Code that draws figures
■ ■ ■ ■
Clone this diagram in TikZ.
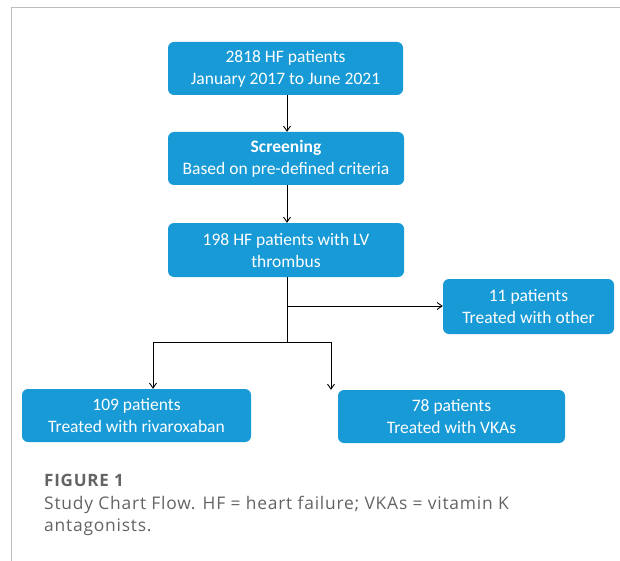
\documentclass[tikz,border=0pt]{standalone}
\usepackage{fontspec}
\setmainfont{Carlito}
\newfontfamily\capfont[LetterSpace=4.5]{Open Sans}
\usetikzlibrary{arrows.meta}
\definecolor{boxblue}{RGB}{24,154,214}
\definecolor{capgray}{RGB}{100,100,100}
\definecolor{framegray}{RGB}{190,190,190}
\tikzset{
  flowbox/.style={draw=none, fill=boxblue, rounded corners=6pt, text=white, align=center, font=\fontsize{17.5}{22}\selectfont, inner sep=0pt},
  conn/.style={draw=black, line width=0.9pt, -{Straight Barb[length=5pt,width=7pt]}},
  plain/.style={draw=black, line width=0.9pt},
  captext/.style={anchor=base west, inner sep=0pt, text=capgray}
}
\begin{document}
\begin{tikzpicture}[x=1pt,y=-1pt]
\useasboundingbox (0,0) rectangle (620,561);
\fill[white] (0,0) rectangle (620,561);
\draw[framegray, line width=1pt] (620,8) -- (11,8) -- (11,561);
\node[flowbox, minimum width=235pt, minimum height=53pt] (a) at (285.5,68.5) {2818 HF patients\\January 2017 to June 2021};
\node[flowbox, minimum width=236pt, minimum height=53pt] (b) at (286,158.5) {\textbf{Screening}\\Based on pre-defined criteria};
\node[flowbox, minimum width=236pt, minimum height=54pt] (c) at (286,250) {198 HF patients with LV\\thrombus};
\node[flowbox, minimum width=171pt, minimum height=55pt] (d) at (528.5,306.5) {11 patients\\Treated with other};
\node[flowbox, minimum width=229pt, minimum height=53pt] (e) at (136.5,415.5) {109 patients\\Treated with rivaroxaban};
\node[flowbox, minimum width=227pt, minimum height=53pt] (f) at (451.5,416.5) {78 patients\\Treated with VKAs};
\coordinate (split) at (287,306);
\coordinate (fork) at (287,342);
\draw[conn] (a.south -| 287,0) -- (b.north -| 287,0);
\draw[conn] (b.south -| 287,0) -- (c.north -| 287,0);
\draw[plain] (c.south -| 287,0) -- (fork);
\draw[conn] (split) -- (d.west |- split);
\draw[conn] (fork) -| ([xshift=16.5pt]e.north);
\draw[conn] (fork) -| ([xshift=-120.5pt]f.north);
\node[captext, font=\capfont\bfseries\fontsize{17}{20}\selectfont] (cap1) at (44,486) {FIGURE 1};
\node[captext, font=\capfont\fontsize{17.4}{20}\selectfont] (cap2) at (44,509) {Study Chart Flow. HF = heart failure; VKAs = vitamin K};
\node[captext, font=\capfont\fontsize{17.4}{20}\selectfont] (cap3) at (44,531) {antagonists.};
\end{tikzpicture}
\end{document}
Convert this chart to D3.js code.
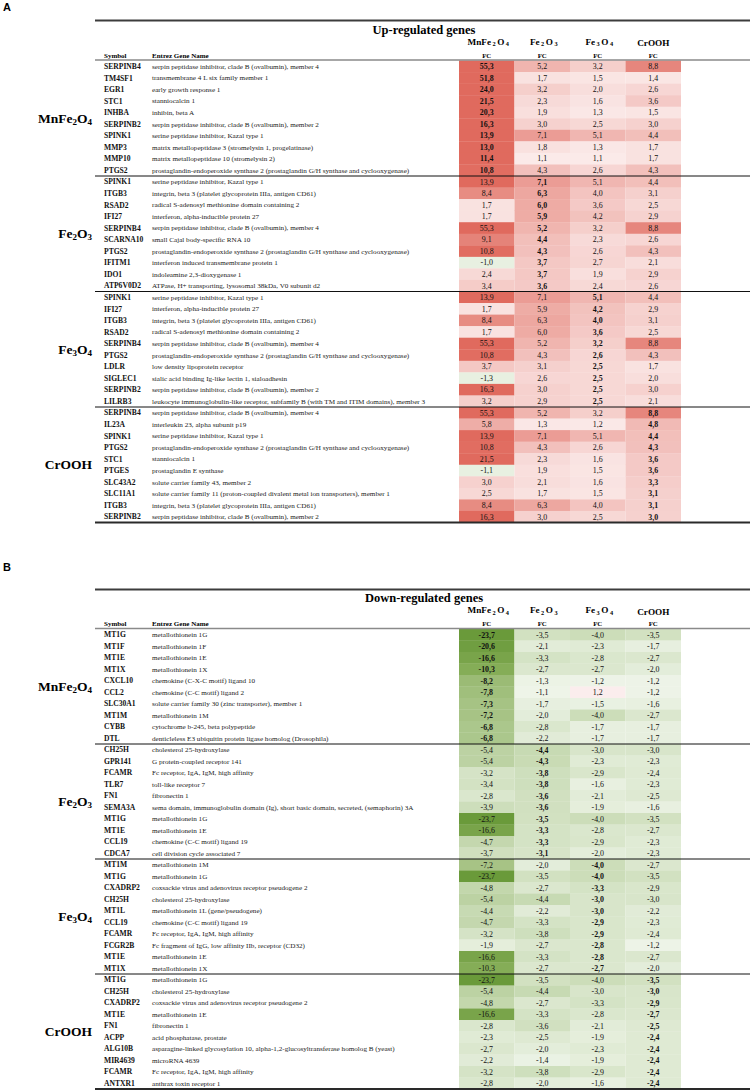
<!DOCTYPE html>
<html><head><meta charset="utf-8">
<script src="https://cdn.jsdelivr.net/npm/d3@7"></script>
<style>body{margin:0;background:#fff}svg{display:block}</style>
</head><body>
<script>
// ---------- DATA ----------
const compounds = ["MnFe2O4","Fe2O3","Fe3O4","CrOOH"];
const compoundParts = [[["MnFe",0],["2",1],["O",0],["4",1]],[["Fe",0],["2",1],["O",0],["3",1]],[["Fe",0],["3",1],["O",0],["4",1]],[["CrOOH",0]]];
const groupLabels = ["MnFe2O4","Fe2O3","Fe3O4","CrOOH"];
const groupSize = 10;

const geneNames = {
 SERPINB4:"serpin peptidase inhibitor, clade B (ovalbumin), member 4",
 TM4SF1:"transmembrane 4 L six family member 1",
 EGR1:"early growth response 1",
 STC1:"stanniocalcin 1",
 INHBA:"inhibin, beta A",
 SERPINB2:"serpin peptidase inhibitor, clade B (ovalbumin), member 2",
 SPINK1:"serine peptidase inhibitor, Kazal type 1",
 MMP3:"matrix metallopeptidase 3 (stromelysin 1, progelatinase)",
 MMP10:"matrix metallopeptidase 10 (stromelysin 2)",
 PTGS2:"prostaglandin-endoperoxide synthase 2 (prostaglandin G/H synthase and cyclooxygenase)",
 ITGB3:"integrin, beta 3 (platelet glycoprotein IIIa, antigen CD61)",
 RSAD2:"radical S-adenosyl methionine domain containing 2",
 IFI27:"interferon, alpha-inducible protein 27",
 SCARNA10:"small Cajal body-specific RNA 10",
 IFITM1:"interferon induced transmembrane protein 1",
 IDO1:"indoleamine 2,3-dioxygenase 1",
 ATP6V0D2:"ATPase, H+ transporting, lysosomal 38kDa, V0 subunit d2",
 LDLR:"low density lipoprotein receptor",
 SIGLEC1:"sialic acid binding Ig-like lectin 1, sialoadhesin",
 LILRB3:"leukocyte immunoglobulin-like receptor, subfamily B (with TM and ITIM domains), member 3",
 IL23A:"interleukin 23, alpha subunit p19",
 PTGES:"prostaglandin E synthase",
 SLC43A2:"solute carrier family 43, member 2",
 SLC11A1:"solute carrier family 11 (proton-coupled divalent metal ion transporters), member 1",
 MT1G:"metallothionein 1G",
 MT1F:"metallothionein 1F",
 MT1E:"metallothionein 1E",
 MT1X:"metallothionein 1X",
 CXCL10:"chemokine (C-X-C motif) ligand 10",
 CCL2:"chemokine (C-C motif) ligand 2",
 SLC30A1:"solute carrier family 30 (zinc transporter), member 1",
 MT1M:"metallothionein 1M",
 CYBB:"cytochrome b-245, beta polypeptide",
 DTL:"denticleless E3 ubiquitin protein ligase homolog (Drosophila)",
 CH25H:"cholesterol 25-hydroxylase",
 GPR141:"G protein-coupled receptor 141",
 FCAMR:"Fc receptor, IgA, IgM, high affinity",
 TLR7:"toll-like receptor 7",
 FN1:"fibronectin 1",
 SEMA3A:"sema domain, immunoglobulin domain (Ig), short basic domain, secreted, (semaphorin) 3A",
 CCL19:"chemokine (C-C motif) ligand 19",
 CDCA7:"cell division cycle associated 7",
 CXADRP2:"coxsackie virus and adenovirus receptor pseudogene 2",
 MT1L:"metallothionein 1L (gene/pseudogene)",
 FCGR2B:"Fc fragment of IgG, low affinity IIb, receptor (CD32)",
 ACPP:"acid phosphatase, prostate",
 ALG10B:"asparagine-linked glycosylation 10, alpha-1,2-glucosyltransferase homolog B (yeast)",
 MIR4639:"microRNA 4639",
 ANTXR1:"anthrax toxin receptor 1"
};

const upSymbols = ["SERPINB4","TM4SF1","EGR1","STC1","INHBA","SERPINB2","SPINK1","MMP3","MMP10","PTGS2",
 "SPINK1","ITGB3","RSAD2","IFI27","SERPINB4","SCARNA10","PTGS2","IFITM1","IDO1","ATP6V0D2",
 "SPINK1","IFI27","ITGB3","RSAD2","SERPINB4","PTGS2","LDLR","SIGLEC1","SERPINB2","LILRB3",
 "SERPINB4","IL23A","SPINK1","PTGS2","STC1","PTGES","SLC43A2","SLC11A1","ITGB3","SERPINB2"];
const upMnFe2O4 = [55.3,51.8,24.0,21.5,20.3,16.3,13.9,13.0,11.4,10.8, 13.9,8.4,1.7,1.7,55.3,9.1,10.8,-1.0,2.4,3.4, 13.9,1.7,8.4,1.7,55.3,10.8,3.7,-1.3,16.3,3.2, 55.3,5.8,13.9,10.8,21.5,-1.1,3.0,2.5,8.4,16.3];
const upFe2O3   = [5.2,1.7,3.2,2.3,1.9,3.0,7.1,1.8,1.1,4.3, 7.1,6.3,6.0,5.9,5.2,4.4,4.3,3.7,3.7,3.6, 7.1,5.9,6.3,6.0,5.2,4.3,3.1,2.6,3.0,2.9, 5.2,1.3,7.1,4.3,2.3,1.9,2.1,1.7,6.3,3.0];
const upFe3O4   = [3.2,1.5,2.0,1.6,1.3,2.5,5.1,1.3,1.1,2.6, 5.1,4.0,3.6,4.2,3.2,2.3,2.6,2.7,1.9,2.4, 5.1,4.2,4.0,3.6,3.2,2.6,2.5,2.5,2.5,2.5, 3.2,1.2,5.1,2.6,1.6,1.5,1.6,1.5,4.0,2.5];
const upCrOOH   = [8.8,1.4,2.6,3.6,1.5,3.0,4.4,1.7,1.7,4.3, 4.4,3.1,2.5,2.9,8.8,2.6,4.3,2.1,2.9,2.6, 4.4,2.9,3.1,2.5,8.8,4.3,1.7,2.0,3.0,2.1, 8.8,4.8,4.4,4.3,3.6,3.6,3.3,3.1,3.1,3.0];

const downSymbols = ["MT1G","MT1F","MT1E","MT1X","CXCL10","CCL2","SLC30A1","MT1M","CYBB","DTL",
 "CH25H","GPR141","FCAMR","TLR7","FN1","SEMA3A","MT1G","MT1E","CCL19","CDCA7",
 "MT1M","MT1G","CXADRP2","CH25H","MT1L","CCL19","FCAMR","FCGR2B","MT1E","MT1X",
 "MT1G","CH25H","CXADRP2","MT1E","FN1","ACPP","ALG10B","MIR4639","FCAMR","ANTXR1"];
const downMnFe2O4 = [-23.7,-20.6,-16.6,-10.3,-8.2,-7.8,-7.3,-7.2,-6.8,-6.8, -5.4,-5.4,-3.2,-3.4,-2.8,-3.9,-23.7,-16.6,-4.7,-3.7, -7.2,-23.7,-4.8,-5.4,-4.4,-4.7,-3.2,-1.9,-16.6,-10.3, -23.7,-5.4,-4.8,-16.6,-2.8,-2.3,-2.7,-2.2,-3.2,-2.8];
const downFe2O3   = [-3.5,-2.1,-3.3,-2.7,-1.3,-1.1,-1.7,-2.0,-2.8,-2.2, -4.4,-4.3,-3.8,-3.8,-3.6,-3.6,-3.5,-3.3,-3.3,-3.1, -2.0,-3.5,-2.7,-4.4,-2.2,-3.3,-3.8,-2.7,-3.3,-2.7, -3.5,-4.4,-2.7,-3.3,-3.6,-2.5,-2.0,-1.4,-3.8,-2.0];
const downFe3O4   = [-4.0,-2.3,-2.8,-2.7,-1.2,1.2,-1.5,-4.0,-1.7,-1.7, -3.0,-2.3,-2.9,-1.6,-2.1,-1.9,-4.0,-2.8,-2.9,-2.0, -4.0,-4.0,-3.3,-3.0,-3.0,-2.9,-2.9,-2.8,-2.8,-2.7, -4.0,-3.0,-3.3,-2.8,-2.1,-1.9,-2.3,-1.9,-2.9,-1.6];
const downCrOOH   = [-3.5,-1.7,-2.7,-2.0,-1.2,-1.2,-1.6,-2.7,-1.7,-1.7, -3.0,-2.3,-2.4,-2.3,-2.5,-1.6,-3.5,-2.7,-2.3,-2.3, -2.7,-3.5,-2.9,-3.0,-2.2,-2.3,-2.4,-1.2,-2.7,-2.0, -3.5,-3.0,-2.9,-2.7,-2.5,-2.4,-2.4,-2.4,-2.4,-2.4];

// ---------- DRAW ----------
const W = 750, H = 1091;
const svg = d3.select("body").append("svg").attr("width", W).attr("height", H);
const serif = "'Liberation Serif', 'DejaVu Serif', serif";

const upRed = d3.scaleLinear().domain([1, 11]).range(["#fbebea", "#e06a5e"]).clamp(true);
const downGreen = d3.scaleLinear().domain([-23.7, -10, -1]).range(["#6a9a3a", "#86ad58", "#eff5ea"]).clamp(true);
function upColor(v){ return v < 0 ? "#e8f0e1" : upRed(v); }
function downColor(v){ return v > 0 ? "#fbeded" : downGreen(v); }
const fmt = v => v.toFixed(1).replace(".", ",");

function drawTable(cfg){
  const g = svg.append("g");
  const x = d3.scaleBand().domain(compounds).range([459, 681]);
  const nRows = cfg.symbols.length;
  const y = d3.scaleBand().domain(d3.range(nRows)).range([cfg.rowTop, cfg.rowTop + nRows * cfg.rowH]);
  const cols = [cfg.v0, cfg.v1, cfg.v2, cfg.v3];

  // panel letter
  g.append("text").attr("x", 3).attr("y", cfg.letterY).attr("font-family", "'Liberation Sans', Arial, sans-serif")
    .attr("font-weight", "bold").attr("font-size", 11).text(cfg.letter);

  // cells
  const cells = [];
  cols.forEach((arr, ci) => arr.forEach((v, ri) => cells.push({ci, ri, v})));
  g.selectAll("rect.cell").data(cells).join("rect").attr("class", "cell")
    .attr("x", d => x(compounds[d.ci])).attr("y", d => y(d.ri))
    .attr("width", x.bandwidth()).attr("height", y.bandwidth() + 0.3)
    .attr("fill", d => cfg.color(d.v));
  g.selectAll("text.val").data(cells).join("text").attr("class", "val")
    .attr("x", d => x(compounds[d.ci]) + x.bandwidth() / 2)
    .attr("y", d => y(d.ri) + y.bandwidth() / 2 + 2.8)
    .attr("text-anchor", "middle").attr("font-family", serif).attr("font-size", 7.9)
    .attr("font-weight", d => Math.floor(d.ri / groupSize) === d.ci ? "bold" : "normal")
    .attr("fill", "#111").text(d => fmt(d.v));

  // symbols & names
  g.selectAll("text.sym").data(cfg.symbols).join("text").attr("class", "sym")
    .attr("x", 104).attr("y", (d, i) => y(i) + y.bandwidth() / 2 + 2.7)
    .attr("font-family", serif).attr("font-weight", "bold").attr("font-size", 7.6).attr("fill", "#111").text(d => d);
  g.selectAll("text.nm").data(cfg.symbols).join("text").attr("class", "nm")
    .attr("x", 152).attr("y", (d, i) => y(i) + y.bandwidth() / 2 + 2.5)
    .attr("font-family", serif).attr("font-size", 7.15).attr("fill", "#222").text(d => geneNames[d]);

  // headers
  g.append("text").attr("x", 424).attr("y", cfg.titleY).attr("text-anchor", "middle")
    .attr("font-family", serif).attr("font-weight", "bold").attr("font-size", 12.5).text(cfg.title);
  compounds.forEach((c, ci) => {
    const t = g.append("text").attr("x", x(c) + x.bandwidth() / 2).attr("y", cfg.compY).attr("text-anchor", "middle")
      .attr("font-family", serif).attr("font-weight", "bold").attr("font-size", 9.2);
    compoundParts[ci].forEach(([s, sub]) => {
      if (sub) t.append("tspan").attr("font-size", 6.3).attr("dx", 1.5).attr("dy", 1.5).text(s);
      else t.append("tspan").attr("dx", ci === 3 ? 0 : 1.5).attr("dy", ci === 3 ? 0 : -1.5).text(s);
    });
    g.append("text").attr("x", x(c) + x.bandwidth() / 2).attr("y", cfg.fcY).attr("text-anchor", "middle")
      .attr("font-family", serif).attr("font-weight", "bold").attr("font-size", 6.8).text("FC");
  });
  g.append("text").attr("x", 104).attr("y", cfg.fcY).attr("font-family", serif).attr("font-weight", "bold").attr("font-size", 7).text("Symbol");
  g.append("text").attr("x", 152).attr("y", cfg.fcY).attr("font-family", serif).attr("font-weight", "bold").attr("font-size", 7).text("Entrez Gene Name");

  // group labels
  groupLabels.forEach((lab, gi) => {
    const cy = y(gi * groupSize) + y.bandwidth() * groupSize / 2;
    const t = g.append("text").attr("x", 92).attr("y", cy + 4.5).attr("text-anchor", "end")
      .attr("font-family", serif).attr("font-weight", "bold").attr("font-size", 13.5);
    const parts = compoundParts[compounds.indexOf(lab)];
    parts.forEach(([s, sub], k) => {
      if (sub) t.append("tspan").attr("font-size", 9).attr("dy", 2.2).text(s);
      else t.append("tspan").attr("dy", k === 0 ? 0 : -2.2).text(s);
    });
  });

  // rules
  const x0 = 95, x1 = 750;
  g.append("line").attr("x1", x0).attr("x2", x1).attr("y1", cfg.topLine).attr("y2", cfg.topLine).attr("stroke", "#3c3c3c").attr("stroke-width", 2);
  g.append("line").attr("x1", x0).attr("x2", x1).attr("y1", cfg.rowTop - 0.5).attr("y2", cfg.rowTop - 0.5).attr("stroke", "#8a8a8a").attr("stroke-width", 1.6);
  for (let gi = 1; gi < groupLabels.length; gi++) {
    const yy = y(gi * groupSize);
    g.append("line").attr("x1", x0).attr("x2", x1).attr("y1", yy).attr("y2", yy).attr("stroke", "#111").attr("stroke-width", 1);
  }
  const yb = cfg.rowTop + nRows * cfg.rowH;
  g.append("line").attr("x1", x0).attr("x2", x1).attr("y1", yb).attr("y2", yb).attr("stroke", "#2a2a2a").attr("stroke-width", 2.2);
}

drawTable({letter: "A", letterY: 11, title: "Up-regulated genes", titleY: 34, compY: 46, fcY: 57.5,
  topLine: 20.5, rowTop: 60.5, rowH: 11.55, symbols: upSymbols,
  v0: upMnFe2O4, v1: upFe2O3, v2: upFe3O4, v3: upCrOOH, color: upColor});
drawTable({letter: "B", letterY: 571, title: "Down-regulated genes", titleY: 602, compY: 614.5, fcY: 626,
  topLine: 589.5, rowTop: 629, rowH: 11.5, symbols: downSymbols,
  v0: downMnFe2O4, v1: downFe2O3, v2: downFe3O4, v3: downCrOOH, color: downColor});
</script>
</body></html>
■ ■ ■ ■
Aim of the exercise
Determine how many of the lines above hold the word "this", and output that number by itself.

Task answer
2